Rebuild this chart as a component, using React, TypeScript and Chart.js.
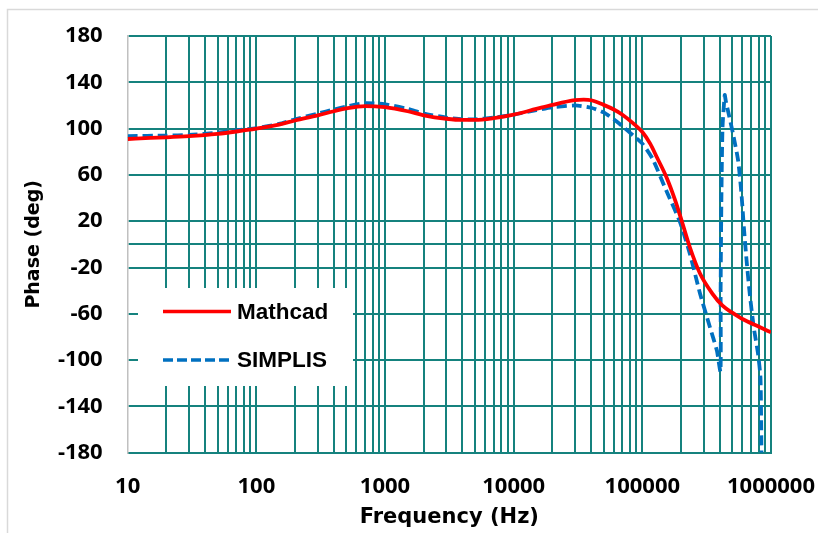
import React, { useEffect, useRef } from "react";
import { Chart, registerables } from "chart.js";

Chart.register(...registerables);

// ---- data ----
const mathcadFreq = [10, 15, 20, 30, 50, 70, 100, 150, 200, 300, 400, 500, 700, 1000, 1500, 2000, 3000, 4000, 5000, 7000, 10000, 15000, 20000, 30000, 35000, 40000, 50000, 60000, 70000, 85000, 100000, 115000, 130000, 154000, 180000, 202000, 234000, 280000, 350000, 420000, 500000, 600000, 800000, 1000000];
const mathcadPhase = [91, 92, 92.5, 93.5, 95.5, 97.5, 100, 103.5, 107, 111.5, 115, 117.5, 119.5, 118.5, 115, 111.5, 108.5, 107.5, 107.5, 109, 112, 117, 120.5, 124.5, 125, 124.5, 120.5, 116.5, 112, 104.5, 97, 87, 75, 58, 38, 20.5, -2.5, -25, -42.5, -53, -59, -64.5, -71, -76];

const simplisFreq = [10, 20, 30, 50, 70, 100, 150, 200, 300, 400, 500, 700, 1000, 1500, 2000, 3000, 4000, 5000, 7000, 10000, 15000, 20000, 30000, 40000, 50000, 60000, 70000, 85000, 100000, 120000, 154000, 195000, 234000, 280000, 334000, 380000, 405000, 406000, 412000, 420000, 437000, 445000, 464000, 508000, 556000, 590000, 615000, 646000, 684000, 735000, 794000, 828000, 838000, 843000];
const simplisPhase = [93.5, 94, 94.5, 96.5, 98.5, 100.5, 104, 108, 113, 116.5, 119, 122, 121, 117, 113, 109.5, 108, 108, 109.5, 112, 116, 118.5, 120, 118, 114, 108, 102, 94, 87, 74, 46, 20, -8, -42, -71, -92, -110, -40, 43, 101, 129, 124, 115, 95, 72, 43, 15, -14, -43, -72, -95, -115, -150, -180];

const yTickValues = [-180, -140, -100, -60, -20, 0, 20, 60, 100, 140, 180];
const xDecades = [10, 100, 1000, 10000, 100000, 1000000];
const seriesLabels = ["Mathcad", "SIMPLIS"];

const TEAL = "#15827e";
const RED = "#ff0000";
const BLUE = "#0070c0";

function buildLogTicks() {
  const out: number[] = [];
  for (let d = 10; d < 1000000; d *= 10) {
    for (let m = 1; m <= 9; m++) out.push(d * m);
  }
  out.push(1000000);
  return out;
}

const legendPlugin = {
  id: "customLegend",
  afterDraw(chart: any) {
    const ctx = chart.ctx;
    ctx.save();
    ctx.fillStyle = "#ffffff";
    ctx.fillRect(138, 288, 215, 98);
    const rows = [
      { y: 311.5, color: RED, dash: [] as number[], label: chart.data.datasets[0].label },
      { y: 360, color: BLUE, dash: [10, 4], label: chart.data.datasets[1].label },
    ];
    rows.forEach((r) => {
      ctx.beginPath();
      ctx.setLineDash(r.dash);
      ctx.strokeStyle = r.color;
      ctx.lineWidth = 3.5;
      ctx.moveTo(163, r.y);
      ctx.lineTo(231, r.y);
      ctx.stroke();
      ctx.setLineDash([]);
      ctx.fillStyle = "#000";
      ctx.font = "bold 22.5px 'Liberation Sans', Arial, sans-serif";
      ctx.textBaseline = "middle";
      ctx.textAlign = "left";
      ctx.fillText(r.label, 237, r.y + 1);
    });
    ctx.restore();
  },
};

const borderPlugin = {
  id: "outerBorder",
  beforeDraw(chart: any) {
    const ctx = chart.ctx;
    ctx.save();
    ctx.fillStyle = "#fff";
    ctx.fillRect(0, 0, chart.width, chart.height);
    ctx.strokeStyle = "#d9d9d9";
    ctx.lineWidth = 1.5;
    ctx.strokeRect(7.5, 9.5, 900, 900);
    ctx.restore();
  },
};

export default function App() {
  const ref = useRef<HTMLCanvasElement | null>(null);
  useEffect(() => {
    if (!ref.current) return;
    const chart = new Chart(ref.current, {
      type: "line",
      data: {
        datasets: [
          {
            label: seriesLabels[0],
            data: mathcadFreq.map((f, i) => ({ x: f, y: mathcadPhase[i] })),
            borderColor: RED,
            borderWidth: 3.8,
            pointRadius: 0,
            tension: 0.4,
            cubicInterpolationMode: "monotone",
            fill: false,
          },
          {
            label: seriesLabels[1],
            data: simplisFreq.map((f, i) => ({ x: f, y: simplisPhase[i] })),
            borderColor: BLUE,
            borderWidth: 3.8,
            borderDash: [10, 5],
            pointRadius: 0,
            tension: 0.2,
            fill: false,
          },
        ],
      },
      options: {
        animation: false,
        responsive: false,
        devicePixelRatio: 1,
        layout: { padding: { left: 0, top: 36, right: 47, bottom: 0 } },
        plugins: { legend: { display: false }, tooltip: { enabled: false } },
        scales: {
          x: {
            type: "logarithmic",
            position: "bottom",
            min: 10,
            max: 1000000,
            afterBuildTicks: (scale: any) => {
              scale.ticks = buildLogTicks().map((v) => ({ value: v }));
            },
            afterFit: (scale: any) => {
              scale.height = 80.3;
              scale.paddingLeft = 0;
              scale.paddingRight = 0;
            },
            ticks: {
              autoSkip: false,
              maxRotation: 0,
              minRotation: 0,
              padding: 21,
              color: "#000",
              font: { family: "'Open Sans', sans-serif", size: 22, weight: "bold" },
              callback: (v: any) => (xDecades.includes(Number(v)) ? String(v) : ""),
            },
            grid: {
              drawTicks: false,
              lineWidth: 2,
              color: (c: any) => (c.tick && c.tick.value === 10 ? "rgba(0,0,0,0)" : TEAL),
            },
            border: { color: TEAL, width: 2 },
            title: {
              display: true,
              text: "Frequency (Hz)",
              color: "#000",
              font: { family: "'DejaVu Sans', sans-serif", size: 21, weight: "bold" },
              padding: { top: 0, bottom: 3 },
            },
          },
          y: {
            min: -180,
            max: 180,
            afterBuildTicks: (scale: any) => {
              scale.ticks = yTickValues.map((v) => ({ value: v }));
            },
            afterFit: (scale: any) => {
              scale.width = 127.7;
              scale.paddingTop = 0;
              scale.paddingBottom = 0;
            },
            ticks: {
              padding: 25,
              color: "#000",
              font: { family: "'Open Sans', sans-serif", size: 22, weight: "bold" },
              callback: (v: any) => (Number(v) === 0 ? "" : String(v)),
            },
            grid: { drawTicks: false, lineWidth: 2, color: TEAL },
            border: { color: "#c0c0c0", width: 1.5 },
            title: {
              display: true,
              text: "Phase (deg)",
              color: "#000",
              font: { family: "'DejaVu Sans', sans-serif", size: 19, weight: "bold" },
              padding: { top: 23, bottom: 0 },
            },
          },
        },
      },
      plugins: [borderPlugin, legendPlugin],
    } as any);
    return () => chart.destroy();
  }, []);
  return (
    <div style={{ position: "absolute", left: 0, top: 0, width: 818, height: 533 }}>
      <canvas ref={ref} width={818} height={533} />
    </div>
  );
}
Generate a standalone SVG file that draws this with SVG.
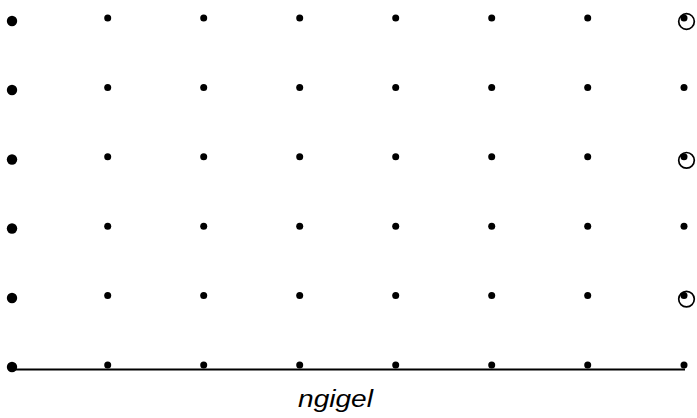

:::

Transcribe exactly, please, the lines between the start of the records above and the line holding "Chart.register(...registerables);", counting both of those lines and omitting pictures.

Rebuild this chart as a component, using React, TypeScript and Chart.js.
import React, { useEffect, useRef } from "react";
import { Chart, registerables } from "chart.js";

Chart.register(...registerables);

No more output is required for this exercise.